Hari berganti, selama itu sikap kami dingin, terutama aku. Mungkin karena usia suamiku yang lebih matang beliau sering menenangkan dan merayuku. “Sudahlah ma.. itu kan masa lalu, aku sudah tidak memikirkannya lagi, aku sayang kamu dan aku gak mau kehilangan kamu ma.. saat ini dan nanti aku cuma inginkan keluarga ini, tapi kamu berfikirlah dewasa ma.., setiap orang pasti punya masa lalu, dulu aku tidak pernah kok berkomitmen pacaran dengannya, aku cuma dekat dan aku tahu kalau aku terus-teruskan hubungan kami lebih dekat, ini adalah aib keluarga.”
Kalau dibilang aku ataupun dia pernah ada perasaan, mungkin iya, tapi tak pernah terlontarkan diantara kami. Aku masih binggung menanggapi masalah ini. Setelah itu aku mengajukan banyak pertanyaan pada suamiku, aku tambah penasaran bagaimana cerita cintanya itu. Pertanyaan terakhirku “apa masih tersisa perasaanmu padanya saat ini?”. Suamiku agak tersentak, “ya tidak ada ma.. cuma perhatian biasa yang berikan kepada sesama saudara”.

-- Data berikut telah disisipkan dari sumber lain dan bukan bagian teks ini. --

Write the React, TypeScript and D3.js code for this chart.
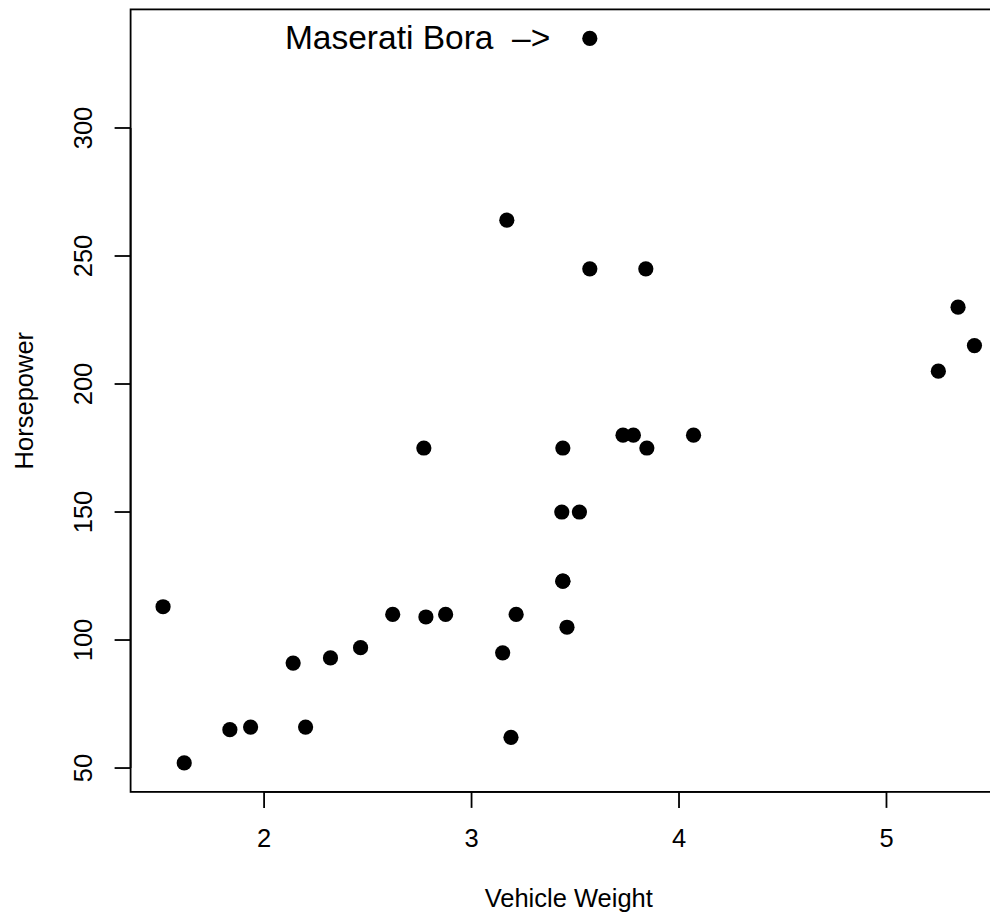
import React from "react";
import * as d3 from "d3";

const cars = ["Mazda RX4","Mazda RX4 Wag","Datsun 710","Hornet 4 Drive","Hornet Sportabout","Valiant","Duster 360","Merc 240D","Merc 230","Merc 280","Merc 280C","Merc 450SE","Merc 450SL","Merc 450SLC","Cadillac Fleetwood","Lincoln Continental","Chrysler Imperial","Fiat 128","Honda Civic","Toyota Corolla","Toyota Corona","Dodge Challenger","AMC Javelin","Camaro Z28","Pontiac Firebird","Fiat X1-9","Porsche 914-2","Lotus Europa","Ford Pantera L","Ferrari Dino","Maserati Bora","Volvo 142E"];
const wt = [2.62,2.875,2.32,3.215,3.44,3.46,3.57,3.19,3.15,3.44,3.44,4.07,3.73,3.78,5.25,5.424,5.345,2.2,1.615,1.835,2.465,3.52,3.435,3.84,3.845,1.935,2.14,1.513,3.17,2.77,3.57,2.78];
const hp = [110,110,93,110,175,105,245,62,95,123,123,180,180,180,205,215,230,66,52,65,97,150,150,245,175,66,91,113,264,175,335,109];
const xTicks = [2, 3, 4, 5];
const yTicks = [50, 100, 150, 200, 250, 300];
const annotation = { x: 2.74, y: 335, label: "Maserati Bora  \u2013>" };

export default function App() {
  const W = 990, H = 914;
  const left = 130.6, right = 1006.9, top = 9.4, bottom = 791.9;
  const xr = d3.extent(wt) as [number, number];
  const yr = d3.extent(hp) as [number, number];
  const xe = (xr[1] - xr[0]) * 0.04, ye = (yr[1] - yr[0]) * 0.04;
  const x = d3.scaleLinear().domain([xr[0] - xe, xr[1] + xe]).range([left, right]);
  const y = d3.scaleLinear().domain([yr[0] - ye, yr[1] + ye]).range([bottom, top]);
  const font = "Liberation Sans, Arial, Helvetica, sans-serif";
  const sw = 1.8;
  const fs = 25.5;
  return (
    <svg width={W} height={H} style={{ position: "absolute", left: 0, top: 0, background: "#fff" }} fontFamily={font}>
      <rect x={left} y={top} width={right - left} height={bottom - top} fill="none" stroke="#000" strokeWidth={sw} />
      <line x1={x(xTicks[0])} x2={x(xTicks[xTicks.length - 1])} y1={bottom} y2={bottom} stroke="#000" strokeWidth={sw} />
      {xTicks.map((t) => (
        <g key={"x" + t}>
          <line x1={x(t)} x2={x(t)} y1={bottom} y2={bottom + 16} stroke="#000" strokeWidth={sw} />
          <text x={x(t)} y={bottom + 55} fontSize={fs} textAnchor="middle">{t}</text>
        </g>
      ))}
      <line x1={left} x2={left} y1={y(yTicks[0])} y2={y(yTicks[yTicks.length - 1])} stroke="#000" strokeWidth={sw} />
      {yTicks.map((t) => (
        <g key={"y" + t}>
          <line x1={left - 16} x2={left} y1={y(t)} y2={y(t)} stroke="#000" strokeWidth={sw} />
          <text transform={`translate(${left - 39},${y(t)}) rotate(-90)`} fontSize={fs} textAnchor="middle">{t}</text>
        </g>
      ))}
      <text x={(left + right) / 2} y={bottom + 115} fontSize={fs} textAnchor="middle">Vehicle Weight</text>
      <text transform={`translate(33,${(top + bottom) / 2}) rotate(-90)`} fontSize={fs} textAnchor="middle">Horsepower</text>
      {wt.map((w, i) => (
        <circle key={cars[i]} cx={x(w)} cy={y(hp[i])} r={7.6} fill="#000" />
      ))}
      <text x={x(annotation.x)} y={y(annotation.y) + 11} fontSize={33.5} textAnchor="middle" style={{ whiteSpace: "pre" }} xmlSpace="preserve">{annotation.label}</text>
    </svg>
  );
}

Aku juga sempat meminta satu hal pada suamiku, “karena aku takut tidak bisa menahan emosional saat melihat kamu bertemu dengannya di hari raya tahun depan atau acara -acara keluarga lainnya, kita jangan bertemu dulu dengannya sampai aku kuat dan benar-banar bisa menerimanya”.
Dengan tegas dan ikhlasnya suamiku menjawab, “apapun aku lakukan asal membuat kamu tenang ma”. Karena aku merasa setiap kali hari raya suamiku bersemangat sekali melihat aku bertemu sapa dengan perempuan itu, ungkapan sangat bahagia saat kami saling bersalaman sambil bercium pipipun begitu terlihat. Dulu aku belum mengetahui yang sebenarnya, aku cuek saja. Tapi sekarang… aku masih binggung menentukan sikap.